Stored items from a collection
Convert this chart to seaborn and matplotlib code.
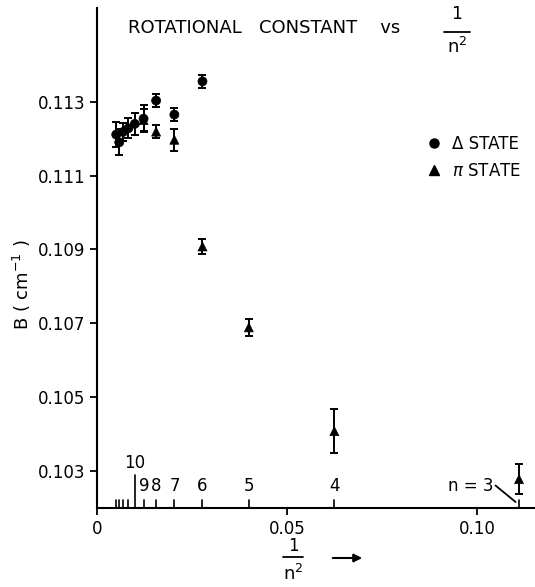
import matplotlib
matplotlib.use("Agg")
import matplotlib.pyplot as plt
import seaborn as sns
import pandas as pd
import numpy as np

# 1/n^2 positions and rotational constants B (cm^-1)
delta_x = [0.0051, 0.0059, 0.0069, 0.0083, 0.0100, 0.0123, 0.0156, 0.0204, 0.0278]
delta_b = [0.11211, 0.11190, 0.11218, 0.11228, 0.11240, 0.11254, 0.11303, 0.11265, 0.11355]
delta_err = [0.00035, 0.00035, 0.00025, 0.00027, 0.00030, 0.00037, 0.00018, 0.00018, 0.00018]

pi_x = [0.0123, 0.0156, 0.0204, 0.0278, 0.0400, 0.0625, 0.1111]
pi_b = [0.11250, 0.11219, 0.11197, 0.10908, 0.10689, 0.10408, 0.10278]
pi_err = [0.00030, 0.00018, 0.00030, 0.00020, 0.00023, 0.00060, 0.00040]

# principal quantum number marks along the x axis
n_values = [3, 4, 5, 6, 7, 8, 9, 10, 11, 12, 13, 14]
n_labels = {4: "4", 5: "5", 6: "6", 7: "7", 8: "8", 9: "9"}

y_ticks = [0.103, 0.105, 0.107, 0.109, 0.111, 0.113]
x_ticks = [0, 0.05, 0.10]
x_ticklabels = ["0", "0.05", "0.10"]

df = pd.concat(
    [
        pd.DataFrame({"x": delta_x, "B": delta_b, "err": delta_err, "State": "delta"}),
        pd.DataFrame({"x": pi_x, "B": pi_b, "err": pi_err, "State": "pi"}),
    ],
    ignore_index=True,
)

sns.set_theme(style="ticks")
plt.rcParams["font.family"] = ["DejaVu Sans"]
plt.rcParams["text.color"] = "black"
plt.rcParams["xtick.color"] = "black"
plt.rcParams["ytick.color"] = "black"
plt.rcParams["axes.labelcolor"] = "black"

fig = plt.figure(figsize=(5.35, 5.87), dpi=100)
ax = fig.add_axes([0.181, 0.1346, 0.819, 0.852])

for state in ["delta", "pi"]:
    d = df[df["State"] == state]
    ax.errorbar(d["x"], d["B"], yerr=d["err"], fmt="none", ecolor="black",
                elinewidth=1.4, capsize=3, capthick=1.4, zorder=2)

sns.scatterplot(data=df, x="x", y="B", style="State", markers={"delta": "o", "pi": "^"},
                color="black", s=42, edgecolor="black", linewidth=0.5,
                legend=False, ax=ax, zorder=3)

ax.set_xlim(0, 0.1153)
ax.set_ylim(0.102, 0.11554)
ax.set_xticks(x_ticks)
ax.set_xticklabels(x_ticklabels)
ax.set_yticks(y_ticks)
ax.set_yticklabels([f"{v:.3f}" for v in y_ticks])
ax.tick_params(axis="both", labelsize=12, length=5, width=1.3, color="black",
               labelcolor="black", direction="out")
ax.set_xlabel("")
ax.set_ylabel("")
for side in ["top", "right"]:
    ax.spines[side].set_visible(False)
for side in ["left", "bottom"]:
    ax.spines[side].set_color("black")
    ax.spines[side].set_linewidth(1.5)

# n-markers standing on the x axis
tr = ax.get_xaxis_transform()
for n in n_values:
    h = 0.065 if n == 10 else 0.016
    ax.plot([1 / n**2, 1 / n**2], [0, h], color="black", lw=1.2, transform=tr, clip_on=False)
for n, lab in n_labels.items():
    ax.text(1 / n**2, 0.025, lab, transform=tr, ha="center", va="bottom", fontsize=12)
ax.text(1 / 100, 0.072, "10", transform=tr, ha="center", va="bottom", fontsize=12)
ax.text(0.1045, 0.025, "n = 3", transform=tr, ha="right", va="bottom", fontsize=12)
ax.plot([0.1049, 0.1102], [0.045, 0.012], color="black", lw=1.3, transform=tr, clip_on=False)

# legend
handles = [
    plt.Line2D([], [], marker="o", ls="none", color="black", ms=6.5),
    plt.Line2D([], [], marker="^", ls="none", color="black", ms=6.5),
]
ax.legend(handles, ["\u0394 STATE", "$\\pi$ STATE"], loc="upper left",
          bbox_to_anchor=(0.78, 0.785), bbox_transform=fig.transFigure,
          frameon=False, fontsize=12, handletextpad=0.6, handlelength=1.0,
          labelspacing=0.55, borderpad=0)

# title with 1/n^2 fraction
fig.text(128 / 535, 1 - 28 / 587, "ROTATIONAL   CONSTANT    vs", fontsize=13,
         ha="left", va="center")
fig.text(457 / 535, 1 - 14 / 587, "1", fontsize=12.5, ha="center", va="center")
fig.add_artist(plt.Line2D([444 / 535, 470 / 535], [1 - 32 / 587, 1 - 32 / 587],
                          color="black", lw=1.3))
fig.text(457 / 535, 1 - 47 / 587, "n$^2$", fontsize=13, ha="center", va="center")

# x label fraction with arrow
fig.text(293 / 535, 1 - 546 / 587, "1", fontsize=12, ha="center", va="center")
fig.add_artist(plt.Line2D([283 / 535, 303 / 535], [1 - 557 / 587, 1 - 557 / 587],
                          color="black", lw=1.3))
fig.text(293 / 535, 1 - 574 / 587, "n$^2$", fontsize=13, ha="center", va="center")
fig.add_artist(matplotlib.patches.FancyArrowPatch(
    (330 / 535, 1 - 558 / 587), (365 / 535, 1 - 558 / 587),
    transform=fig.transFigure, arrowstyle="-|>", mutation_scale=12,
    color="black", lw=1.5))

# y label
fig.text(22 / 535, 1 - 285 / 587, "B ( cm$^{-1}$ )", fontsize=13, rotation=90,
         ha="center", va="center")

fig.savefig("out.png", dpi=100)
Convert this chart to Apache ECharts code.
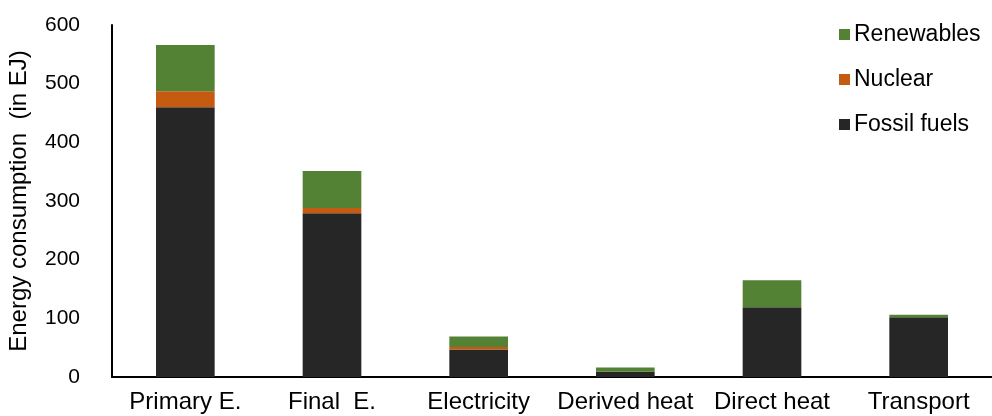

Your objective> Using the material above, return every line exactly as it appears, minus the pictures.

Result below>
Convert this chart to seaborn and matplotlib code.
import matplotlib
matplotlib.use("Agg")
import matplotlib.pyplot as plt
import seaborn as sns
import pandas as pd
import numpy as np

# 1/n^2 positions and rotational constants B (cm^-1)
delta_x = [0.0051, 0.0059, 0.0069, 0.0083, 0.0100, 0.0123, 0.0156, 0.0204, 0.0278]
delta_b = [0.11211, 0.11190, 0.11218, 0.11228, 0.11240, 0.11254, 0.11303, 0.11265, 0.11355]
delta_err = [0.00035, 0.00035, 0.00025, 0.00027, 0.00030, 0.00037, 0.00018, 0.00018, 0.00018]

pi_x = [0.0123, 0.0156, 0.0204, 0.0278, 0.0400, 0.0625, 0.1111]
pi_b = [0.11250, 0.11219, 0.11197, 0.10908, 0.10689, 0.10408, 0.10278]
pi_err = [0.00030, 0.00018, 0.00030, 0.00020, 0.00023, 0.00060, 0.00040]

# principal quantum number marks along the x axis
n_values = [3, 4, 5, 6, 7, 8, 9, 10, 11, 12, 13, 14]
n_labels = {4: "4", 5: "5", 6: "6", 7: "7", 8: "8", 9: "9"}

y_ticks = [0.103, 0.105, 0.107, 0.109, 0.111, 0.113]
x_ticks = [0, 0.05, 0.10]
x_ticklabels = ["0", "0.05", "0.10"]

df = pd.concat(
    [
        pd.DataFrame({"x": delta_x, "B": delta_b, "err": delta_err, "State": "delta"}),
        pd.DataFrame({"x": pi_x, "B": pi_b, "err": pi_err, "State": "pi"}),
    ],
    ignore_index=True,
)

sns.set_theme(style="ticks")
plt.rcParams["font.family"] = ["DejaVu Sans"]
plt.rcParams["text.color"] = "black"
plt.rcParams["xtick.color"] = "black"
plt.rcParams["ytick.color"] = "black"
plt.rcParams["axes.labelcolor"] = "black"

fig = plt.figure(figsize=(5.35, 5.87), dpi=100)
ax = fig.add_axes([0.181, 0.1346, 0.819, 0.852])

for state in ["delta", "pi"]:
    d = df[df["State"] == state]
    ax.errorbar(d["x"], d["B"], yerr=d["err"], fmt="none", ecolor="black",
                elinewidth=1.4, capsize=3, capthick=1.4, zorder=2)

sns.scatterplot(data=df, x="x", y="B", style="State", markers={"delta": "o", "pi": "^"},
                color="black", s=42, edgecolor="black", linewidth=0.5,
                legend=False, ax=ax, zorder=3)

ax.set_xlim(0, 0.1153)
ax.set_ylim(0.102, 0.11554)
ax.set_xticks(x_ticks)
ax.set_xticklabels(x_ticklabels)
ax.set_yticks(y_ticks)
ax.set_yticklabels([f"{v:.3f}" for v in y_ticks])
ax.tick_params(axis="both", labelsize=12, length=5, width=1.3, color="black",
               labelcolor="black", direction="out")
ax.set_xlabel("")
ax.set_ylabel("")
for side in ["top", "right"]:
    ax.spines[side].set_visible(False)
for side in ["left", "bottom"]:
    ax.spines[side].set_color("black")
    ax.spines[side].set_linewidth(1.5)

# n-markers standing on the x axis
tr = ax.get_xaxis_transform()
for n in n_values:
    h = 0.065 if n == 10 else 0.016
    ax.plot([1 / n**2, 1 / n**2], [0, h], color="black", lw=1.2, transform=tr, clip_on=False)
for n, lab in n_labels.items():
    ax.text(1 / n**2, 0.025, lab, transform=tr, ha="center", va="bottom", fontsize=12)
ax.text(1 / 100, 0.072, "10", transform=tr, ha="center", va="bottom", fontsize=12)
ax.text(0.1045, 0.025, "n = 3", transform=tr, ha="right", va="bottom", fontsize=12)
ax.plot([0.1049, 0.1102], [0.045, 0.012], color="black", lw=1.3, transform=tr, clip_on=False)

# legend
handles = [
    plt.Line2D([], [], marker="o", ls="none", color="black", ms=6.5),
    plt.Line2D([], [], marker="^", ls="none", color="black", ms=6.5),
]
ax.legend(handles, ["\u0394 STATE", "$\\pi$ STATE"], loc="upper left",
          bbox_to_anchor=(0.78, 0.785), bbox_transform=fig.transFigure,
          frameon=False, fontsize=12, handletextpad=0.6, handlelength=1.0,
          labelspacing=0.55, borderpad=0)

# title with 1/n^2 fraction
fig.text(128 / 535, 1 - 28 / 587, "ROTATIONAL   CONSTANT    vs", fontsize=13,
         ha="left", va="center")
fig.text(457 / 535, 1 - 14 / 587, "1", fontsize=12.5, ha="center", va="center")
fig.add_artist(plt.Line2D([444 / 535, 470 / 535], [1 - 32 / 587, 1 - 32 / 587],
                          color="black", lw=1.3))
fig.text(457 / 535, 1 - 47 / 587, "n$^2$", fontsize=13, ha="center", va="center")

# x label fraction with arrow
fig.text(293 / 535, 1 - 546 / 587, "1", fontsize=12, ha="center", va="center")
fig.add_artist(plt.Line2D([283 / 535, 303 / 535], [1 - 557 / 587, 1 - 557 / 587],
                          color="black", lw=1.3))
fig.text(293 / 535, 1 - 574 / 587, "n$^2$", fontsize=13, ha="center", va="center")
fig.add_artist(matplotlib.patches.FancyArrowPatch(
    (330 / 535, 1 - 558 / 587), (365 / 535, 1 - 558 / 587),
    transform=fig.transFigure, arrowstyle="-|>", mutation_scale=12,
    color="black", lw=1.5))

# y label
fig.text(22 / 535, 1 - 285 / 587, "B ( cm$^{-1}$ )", fontsize=13, rotation=90,
         ha="center", va="center")

fig.savefig("out.png", dpi=100)
Convert this chart to Apache ECharts code.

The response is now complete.